There is no great mystery around cleaning service contracts. To get a cleaning account with a client you have to do these common sense actions.
There is no way around it. To make your business get up and go, you've got to market it. If you do not tell the world about your new cleaning company, your enthusiasm will wane, and you risk getting off to a very slow start. Most start-ups will not survive a sluggish launch. One year or more spent in getting a small business in gear is simply unwise and unaffordable for most people.
What to do? Plunge headfirst into marketing. This takes guts and nerve, no question, but it will pay off by getting your business up and running quickly. Get the word out any way you can, using both guerilla and classic methods. Sooner or later your business will become sustainable from word of mouth advertising, but that will never happen unless you pay some dues in the set-up phase.
Join local professional organizations. Your aim is to build up a large network of people who know you and understand what makes your service so unique and special. The more professionals you can get to know, the merrier. Network with other service-professionals that operate businesses that are related, but not in direct competition with yours. When customers need those other professional services, refer them. They will return the favor.
Skip the newspaper ad
Old fashioned ads do not work for this business. The result of putting an ad in the paper is dismal and costly. It will bring you a smattering of jobs that are difficult and low-paying. Most importantly, there is no way to know who will contact you, or from what part of the city. You will have no idea who you will be working for until the moment you walk through their door, and then it is too late.

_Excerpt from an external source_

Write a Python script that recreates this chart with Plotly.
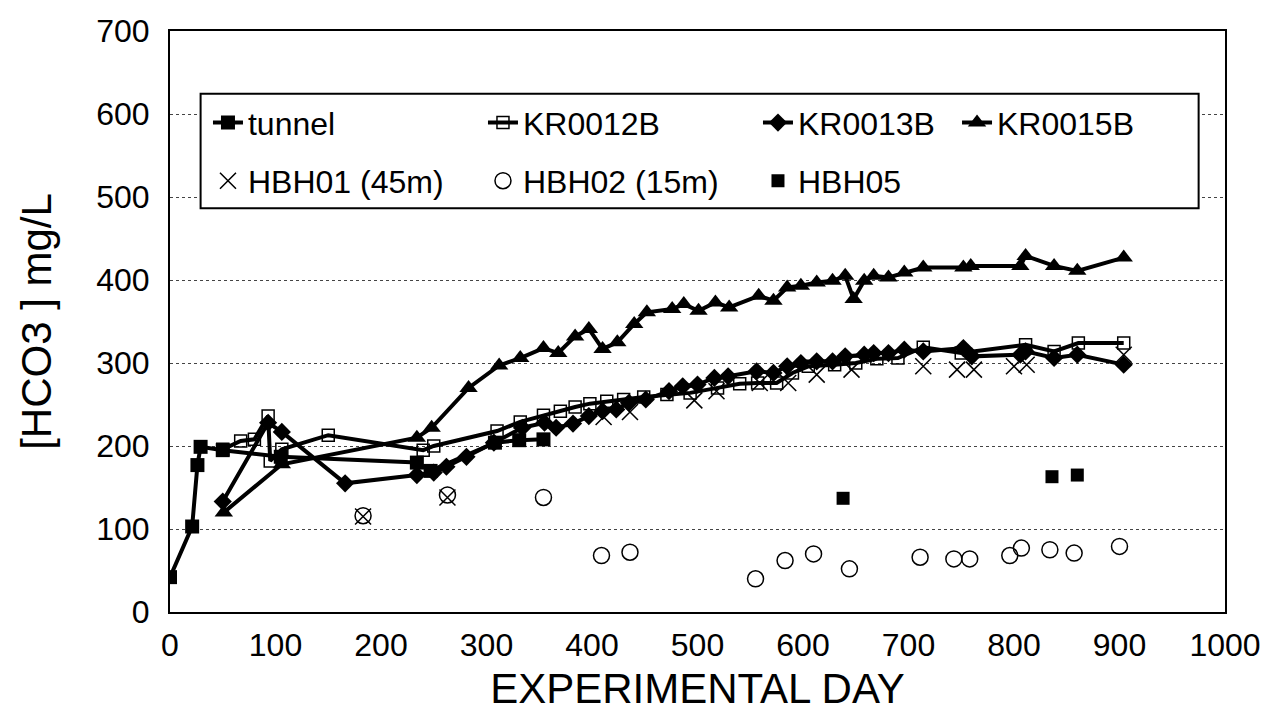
import plotly.graph_objects as go

# ---------------- data ----------------
tunnel_day = [0, 21, 26, 29, 50, 105, 234, 247, 308, 331, 354]
tunnel_val = [42, 103, 177, 199, 195, 187, 180, 170, 204, 207, 208]

kr12_day = [50, 67, 80, 93, 95, 106, 150, 240, 250, 310, 332, 354, 370, 384, 398, 414,
            430, 449, 471, 493, 519, 540, 557, 575, 590, 605, 630, 650, 670, 690, 714,
            750, 811, 838, 861, 904]
kr12_val = [196, 206, 208, 236, 182, 196, 213, 195, 200, 218, 229, 237, 242, 247, 251, 254,
            256, 259, 262, 264, 270, 275, 276, 276, 288, 296, 298, 300, 305, 306, 319,
            312, 322, 314, 324, 324]

kr13_day = [50, 93, 106, 166, 234, 250, 262, 281, 307, 334, 355, 366, 382, 397, 410, 423,
            435, 451, 473, 486, 500, 516, 529, 556, 572, 585, 598, 613, 628, 640, 658,
            667, 681, 696, 714, 752, 760, 806, 811, 838, 860, 904]
kr13_val = [133, 228, 217, 155, 165, 168, 175, 187, 204, 222, 228, 222, 227, 236, 242, 244,
            252, 256, 266, 272, 274, 282, 284, 290, 288, 296, 300, 302, 302, 308, 310,
            312, 312, 316, 314, 318, 308, 310, 314, 306, 310, 298]

kr15_day = [51, 106, 234, 248, 283, 312, 332, 354, 368, 384, 397, 410, 424, 440, 452, 476,
            487, 501, 517, 530, 558, 572, 585, 598, 613, 628, 640, 648, 658, 667, 681,
            696, 714, 752, 759, 806, 811, 838, 860, 904]
kr15_val = [120, 178, 210, 222, 270, 297, 306, 318, 312, 332, 341, 317, 325, 347, 361, 365,
            371, 363, 373, 367, 381, 375, 391, 393, 397, 399, 405, 377, 399, 405, 403,
            409, 415, 415, 417, 417, 429, 417, 411, 427]

hbh01_day = [183, 263, 411, 436, 497, 518, 559, 586, 613, 646, 714, 746, 762, 800, 812, 904]
hbh01_val = [115, 138, 235, 241, 255, 266, 276, 276, 286, 292, 296, 292, 292, 296, 298, 310]

hbh02_day = [183, 263, 354, 409, 436, 555, 583, 610, 644, 711, 743, 758, 796, 807, 834, 857, 900]
hbh02_val = [116, 141, 138, 68, 72, 40, 62, 70, 52, 66, 64, 64, 68, 77, 75, 71, 79]

hbh05_day = [638, 836, 860]
hbh05_val = [137, 163, 165]

x_ticks = [0, 100, 200, 300, 400, 500, 600, 700, 800, 900, 1000]
y_ticks = [0, 100, 200, 300, 400, 500, 600, 700]

FONT = "Liberation Sans, Arial, sans-serif"
BLACK = "#000000"

fig = go.Figure()

fig.add_trace(go.Scatter(x=tunnel_day, y=tunnel_val, name="tunnel", mode="lines+markers",
                         line=dict(color=BLACK, width=4),
                         marker=dict(symbol="square", size=14, color=BLACK),
                         legend="legend"))
fig.add_trace(go.Scatter(x=kr12_day, y=kr12_val, name="KR0012B", mode="lines+markers",
                         line=dict(color=BLACK, width=4),
                         marker=dict(symbol="square-open", size=12, color=BLACK,
                                     line=dict(width=1.5)),
                         legend="legend"))
fig.add_trace(go.Scatter(x=kr13_day, y=kr13_val, name="KR0013B", mode="lines+markers",
                         line=dict(color=BLACK, width=4),
                         marker=dict(symbol="diamond", size=14, color=BLACK),
                         legend="legend"))
fig.add_trace(go.Scatter(x=kr15_day, y=kr15_val, name="KR0015B", mode="lines+markers",
                         line=dict(color=BLACK, width=4),
                         marker=dict(symbol="triangle-up", size=16, color=BLACK),
                         legend="legend2"))
fig.add_trace(go.Scatter(x=hbh01_day, y=hbh01_val, name="HBH01 (45m)", mode="markers",
                         marker=dict(symbol="x-thin-open", size=16, color=BLACK,
                                     line=dict(width=1.5, color=BLACK)),
                         legend="legend3"))
fig.add_trace(go.Scatter(x=hbh02_day, y=hbh02_val, name="HBH02 (15m)", mode="markers",
                         marker=dict(symbol="circle-open", size=16, color=BLACK,
                                     line=dict(width=1.5)),
                         legend="legend3"))
fig.add_trace(go.Scatter(x=hbh05_day, y=hbh05_val, name="HBH05", mode="markers",
                         marker=dict(symbol="square", size=13, color=BLACK),
                         legend="legend3"))

leg_common = dict(orientation="h", xanchor="left", yanchor="middle",
                  bgcolor="rgba(0,0,0,0)", borderwidth=0,
                  font=dict(family=FONT, size=32, color=BLACK),
                  entrywidthmode="pixels")

fig.update_layout(
    width=1271, height=720,
    margin=dict(l=162, r=54, t=23, b=116, autoexpand=False),
    paper_bgcolor="white", plot_bgcolor="white",
    font=dict(family=FONT, color=BLACK),
    showlegend=True,
    legend=dict(**leg_common, x=0.036, y=0.842, entrywidth=230),
    legend2=dict(**leg_common, x=0.746, y=0.842, entrywidth=150),
    legend3=dict(**leg_common, x=0.036, y=0.742, entrywidth=230),
    xaxis=dict(range=[0, 1000], tickvals=x_ticks, ticktext=[str(v) for v in x_ticks],
               showgrid=False, zeroline=False, showline=True, linecolor=BLACK,
               linewidth=2, mirror=True, ticks="", automargin=False,
               ticklabelstandoff=4,
               tickfont=dict(family=FONT, size=32, color=BLACK),
               title=dict(text="EXPERIMENTAL DAY", standoff=11,
                          font=dict(family=FONT, size=42, color=BLACK))),
    yaxis=dict(range=[0, 700], tickvals=y_ticks, ticktext=[str(v) for v in y_ticks],
               showgrid=True, gridcolor="#444444", griddash="dot", gridwidth=1,
               zeroline=False, showline=True, linecolor=BLACK, linewidth=2,
               mirror=True, ticks="", automargin=False,
               ticklabelstandoff=12,
               tickfont=dict(family=FONT, size=32, color=BLACK),
               title=dict(text="[HCO3 ] mg/L", standoff=32,
                          font=dict(family=FONT, size=42, color=BLACK))),
    shapes=[dict(type="rect", xref="paper", yref="paper",
                 x0=0.029, x1=0.975, y0=0.695, y1=0.892,
                 line=dict(color=BLACK, width=2), fillcolor="white", layer="above")],
)

fig.write_html("out.html")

Take control. This is your business, after all! Prequalify your leads and go to them directly. Do not buy advertising in the traditional Yellow Pages either.
Rather than using the newspaper and the Yellow Pages, your startup stands a much better chance at landing good jobs that pay well by giving your target customers your individual attention. Flyer them directly. This is the best way we know how to get a satisfying number of cleaning service contracts. Starting the business should be a high-energy phase. Why risk sinking your company morale before you even get started? Marketing your service directly is one certain way to keep the energy and motivation going, especially during the first few months while you're in the set-up phase.
Organizing your leads
Spend a bit of time researching your target clients. Look up the businesses in your area, record and organize the data in a spreadsheet. Record names, addresses, as well as contact hours and the route you will take to get to each location. Write down your target earnings for each business, and what type of contract you want, short-term, long-term, or one-off cleaning jobs. Use this spreadsheet as a springboard to execute your various marketing efforts.
Use your list to cold call and/or visit the premises. It is best to flyer directly by handing them a flyer in person. Importantly, make sure you get past the "interceptor,” the front-desk person who takes your information (and usually throws it into the trashcan the moment you leave). You need to make sure that your flyer gets into the hands of the decision maker at each of these businesses. Persevere, politely but firmly.
Giving the bid
Once you have a potential client who is interested in getting a bid, go and conduct a walkthrough. You will need a process that you have down pat, for giving bids. This process has to be memorized so you can project confidence, which takes time to develop, practice and get good at. There is no other way to learn this part. You just have to get out there and gain the practice. Everyone who has ever done this process gets nervous at first, but that does fade with time. You might be surprised at how much you begin to enjoy the bidding process, once you get familiar with it. Get over the nervousness a.s.a.p., so you can start landing steady contracts.
Once you have given a bid, follow up after a reasonable amount of time with a phone call or visit. This is where your people skills and sensitivity will really be useful. Don't overdo it. Just check back with them about once a month, after the bid. The reason to check in with them at regular intervals, is that eventually they will lose their cleaning service, and you want them to think of you first. Often you will discover that landing a contract is all in the timing.
Close the deal
Many cleaning professionals blow it at closing. They think they got it in the bag, and some undefined term of the deal gets fowled up and the deal falls apart. Ensure the specifics of the job are spelled-out and clear to the client. Shake on it and get a signed contract. Follow up again each month, this time checking in briefly to make sure the clients needs are met.
There is no silver-bullet easy-peasy way to get contracts. However, the process of getting good ones does get easier with practice and experience. And there is a payoff for this phase. At some point, your business will become sustainable and rely mainly on word of mouth advertising—the very nicest kind.